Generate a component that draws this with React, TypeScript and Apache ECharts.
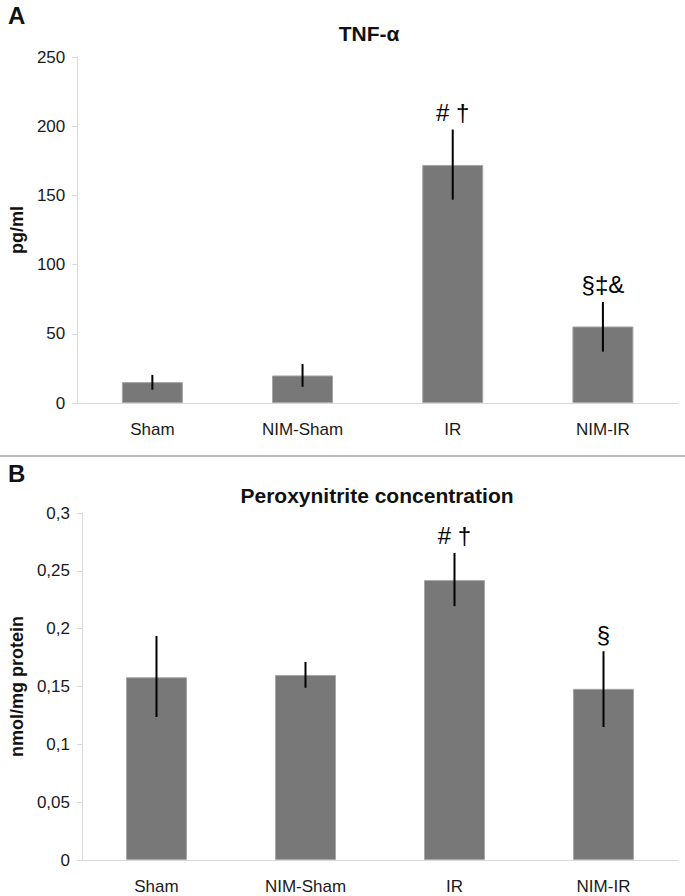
import React, { useEffect, useRef } from 'react';
import * as echarts from 'echarts';

const categories = ['Sham', 'NIM-Sham', 'IR', 'NIM-IR'];

const tnfMean = [15.1, 19.9, 172, 55.3];
const tnfErrLow = [9.6, 11.7, 146.9, 37.1];
const tnfErrHigh = [20.3, 28.2, 197.6, 73];
const tnfMarks = ['', '', '# †', '§‡&'];

const peroxMean = [0.158, 0.16, 0.242, 0.148];
const peroxErrLow = [0.1236, 0.1489, 0.2195, 0.115];
const peroxErrHigh = [0.1937, 0.1713, 0.2655, 0.1805];
const peroxMarks = ['', '', '# †', '§'];

const FONT = '"Liberation Sans", Arial, sans-serif';

function errorSeries(low: number[], high: number[], marks: string[], idx: number) {
  return {
    type: 'custom',
    xAxisIndex: idx,
    yAxisIndex: idx,
    z: 10,
    data: low.map((l, i) => [i, l, high[i]]),
    encode: { x: 0, y: [1, 2] },
    renderItem: (params: any, api: any) => {
      const pLow = api.coord([api.value(0), api.value(1)]);
      const pHigh = api.coord([api.value(0), api.value(2)]);
      const mark = marks[params.dataIndex];
      const children: any[] = [
        {
          type: 'line',
          shape: { x1: pLow[0], y1: pLow[1], x2: pHigh[0], y2: pHigh[1] },
          style: { stroke: '#000', lineWidth: 2 },
        },
      ];
      if (mark) {
        children.push({
          type: 'text',
          x: pHigh[0],
          y: pHigh[1] - 5,
          style: {
            text: mark,
            fill: '#000',
            fontSize: 24,
            fontFamily: FONT,
            align: 'center',
            verticalAlign: 'bottom',
          },
        });
      }
      return { type: 'group', children };
    },
  };
}

export default function App() {
  const ref = useRef<HTMLDivElement>(null);
  useEffect(() => {
    document.body.style.margin = '0';
    const chart = echarts.init(ref.current!, null, { renderer: 'svg' });
    const axisLabelStyle = { color: '#1a1a1a', fontSize: 17, fontFamily: FONT };
    const xAxisBase = {
      type: 'category',
      data: categories,
      axisLine: { lineStyle: { color: '#d9d9d9', width: 1 } },
      axisTick: { show: false },
      axisLabel: { ...axisLabelStyle, margin: 18 },
    };
    const yAxisBase = {
      type: 'value',
      min: 0,
      nameLocation: 'middle',
      nameRotate: 90,
      nameTextStyle: { fontWeight: 'bold', fontSize: 18, color: '#111', fontFamily: FONT },
      axisLine: { show: true, lineStyle: { color: '#d9d9d9', width: 1 } },
      axisTick: { show: true, length: 5, lineStyle: { color: '#d9d9d9' } },
      splitLine: { show: false },
    };
    const titleStyle = { fontSize: 21, fontWeight: 'bold', color: '#111', fontFamily: FONT };
    chart.setOption({
      animation: false,
      title: [
        { text: 'TNF-α', left: 364, top: 18, textAlign: 'center', textStyle: titleStyle },
        { text: 'Peroxynitrite concentration', left: 372, top: 480, textAlign: 'center', textStyle: titleStyle },
      ],
      graphic: [
        {
          type: 'text',
          left: 8,
          top: 3,
          style: { text: 'A', fontSize: 24, fontWeight: 'bold', fill: '#111', fontFamily: FONT },
        },
        {
          type: 'text',
          left: 8,
          top: 461,
          style: { text: 'B', fontSize: 24, fontWeight: 'bold', fill: '#111', fontFamily: FONT },
        },
        {
          type: 'line',
          shape: { x1: 0, y1: 456, x2: 685, y2: 456 },
          style: { stroke: '#bbbbbb', lineWidth: 2 },
        },
      ],
      grid: [
        { left: 74, right: 7, top: 57, height: 346 },
        { left: 74, right: 7, top: 513, height: 347 },
      ],
      xAxis: [
        { ...xAxisBase, gridIndex: 0 },
        { ...xAxisBase, gridIndex: 1 },
      ],
      yAxis: [
        {
          ...yAxisBase,
          gridIndex: 0,
          max: 250,
          interval: 50,
          name: 'pg/ml',
          nameGap: 42,
          axisLabel: { ...axisLabelStyle, margin: 12 },
        },
        {
          ...yAxisBase,
          gridIndex: 1,
          max: 0.3,
          interval: 0.05,
          name: 'nmol/mg protein',
          nameGap: 42,
          axisLabel: {
            ...axisLabelStyle,
            margin: 12,
            formatter: (v: number) => String(Math.round(v * 100) / 100).replace('.', ','),
          },
        },
      ],
      series: [
        {
          type: 'bar',
          xAxisIndex: 0,
          yAxisIndex: 0,
          data: tnfMean,
          barWidth: 61,
          itemStyle: { color: '#787878', borderColor: '#a6a6a6', borderWidth: 1 },
        },
        {
          type: 'bar',
          xAxisIndex: 1,
          yAxisIndex: 1,
          data: peroxMean,
          barWidth: 61,
          itemStyle: { color: '#787878', borderColor: '#a6a6a6', borderWidth: 1 },
        },
        errorSeries(tnfErrLow, tnfErrHigh, tnfMarks, 0),
        errorSeries(peroxErrLow, peroxErrHigh, peroxMarks, 1),
      ],
    });
    return () => chart.dispose();
  }, []);
  return <div ref={ref} style={{ width: 685, height: 896 }} />;
}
**********
Copy out the listing exactly as it stands, but not the pictures.

Generate a component that draws this with React, TypeScript and Apache ECharts.
import React, { useEffect, useRef } from 'react';
import * as echarts from 'echarts';

const categories = ['Sham', 'NIM-Sham', 'IR', 'NIM-IR'];

const tnfMean = [15.1, 19.9, 172, 55.3];
const tnfErrLow = [9.6, 11.7, 146.9, 37.1];
const tnfErrHigh = [20.3, 28.2, 197.6, 73];
const tnfMarks = ['', '', '# †', '§‡&'];

const peroxMean = [0.158, 0.16, 0.242, 0.148];
const peroxErrLow = [0.1236, 0.1489, 0.2195, 0.115];
const peroxErrHigh = [0.1937, 0.1713, 0.2655, 0.1805];
const peroxMarks = ['', '', '# †', '§'];

const FONT = '"Liberation Sans", Arial, sans-serif';

function errorSeries(low: number[], high: number[], marks: string[], idx: number) {
  return {
    type: 'custom',
    xAxisIndex: idx,
    yAxisIndex: idx,
    z: 10,
    data: low.map((l, i) => [i, l, high[i]]),
    encode: { x: 0, y: [1, 2] },
    renderItem: (params: any, api: any) => {
      const pLow = api.coord([api.value(0), api.value(1)]);
      const pHigh = api.coord([api.value(0), api.value(2)]);
      const mark = marks[params.dataIndex];
      const children: any[] = [
        {
          type: 'line',
          shape: { x1: pLow[0], y1: pLow[1], x2: pHigh[0], y2: pHigh[1] },
          style: { stroke: '#000', lineWidth: 2 },
        },
      ];
      if (mark) {
        children.push({
          type: 'text',
          x: pHigh[0],
          y: pHigh[1] - 5,
          style: {
            text: mark,
            fill: '#000',
            fontSize: 24,
            fontFamily: FONT,
            align: 'center',
            verticalAlign: 'bottom',
          },
        });
      }
      return { type: 'group', children };
    },
  };
}

export default function App() {
  const ref = useRef<HTMLDivElement>(null);
  useEffect(() => {
    document.body.style.margin = '0';
    const chart = echarts.init(ref.current!, null, { renderer: 'svg' });
    const axisLabelStyle = { color: '#1a1a1a', fontSize: 17, fontFamily: FONT };
    const xAxisBase = {
      type: 'category',
      data: categories,
      axisLine: { lineStyle: { color: '#d9d9d9', width: 1 } },
      axisTick: { show: false },
      axisLabel: { ...axisLabelStyle, margin: 18 },
    };
    const yAxisBase = {
      type: 'value',
      min: 0,
      nameLocation: 'middle',
      nameRotate: 90,
      nameTextStyle: { fontWeight: 'bold', fontSize: 18, color: '#111', fontFamily: FONT },
      axisLine: { show: true, lineStyle: { color: '#d9d9d9', width: 1 } },
      axisTick: { show: true, length: 5, lineStyle: { color: '#d9d9d9' } },
      splitLine: { show: false },
    };
    const titleStyle = { fontSize: 21, fontWeight: 'bold', color: '#111', fontFamily: FONT };
    chart.setOption({
      animation: false,
      title: [
        { text: 'TNF-α', left: 364, top: 18, textAlign: 'center', textStyle: titleStyle },
        { text: 'Peroxynitrite concentration', left: 372, top: 480, textAlign: 'center', textStyle: titleStyle },
      ],
      graphic: [
        {
          type: 'text',
          left: 8,
          top: 3,
          style: { text: 'A', fontSize: 24, fontWeight: 'bold', fill: '#111', fontFamily: FONT },
        },
        {
          type: 'text',
          left: 8,
          top: 461,
          style: { text: 'B', fontSize: 24, fontWeight: 'bold', fill: '#111', fontFamily: FONT },
        },
        {
          type: 'line',
          shape: { x1: 0, y1: 456, x2: 685, y2: 456 },
          style: { stroke: '#bbbbbb', lineWidth: 2 },
        },
      ],
      grid: [
        { left: 74, right: 7, top: 57, height: 346 },
        { left: 74, right: 7, top: 513, height: 347 },
      ],
      xAxis: [
        { ...xAxisBase, gridIndex: 0 },
        { ...xAxisBase, gridIndex: 1 },
      ],
      yAxis: [
        {
          ...yAxisBase,
          gridIndex: 0,
          max: 250,
          interval: 50,
          name: 'pg/ml',
          nameGap: 42,
          axisLabel: { ...axisLabelStyle, margin: 12 },
        },
        {
          ...yAxisBase,
          gridIndex: 1,
          max: 0.3,
          interval: 0.05,
          name: 'nmol/mg protein',
          nameGap: 42,
          axisLabel: {
            ...axisLabelStyle,
            margin: 12,
            formatter: (v: number) => String(Math.round(v * 100) / 100).replace('.', ','),
          },
        },
      ],
      series: [
        {
          type: 'bar',
          xAxisIndex: 0,
          yAxisIndex: 0,
          data: tnfMean,
          barWidth: 61,
          itemStyle: { color: '#787878', borderColor: '#a6a6a6', borderWidth: 1 },
        },
        {
          type: 'bar',
          xAxisIndex: 1,
          yAxisIndex: 1,
          data: peroxMean,
          barWidth: 61,
          itemStyle: { color: '#787878', borderColor: '#a6a6a6', borderWidth: 1 },
        },
        errorSeries(tnfErrLow, tnfErrHigh, tnfMarks, 0),
        errorSeries(peroxErrLow, peroxErrHigh, peroxMarks, 1),
      ],
    });
    return () => chart.dispose();
  }, []);
  return <div ref={ref} style={{ width: 685, height: 896 }} />;
}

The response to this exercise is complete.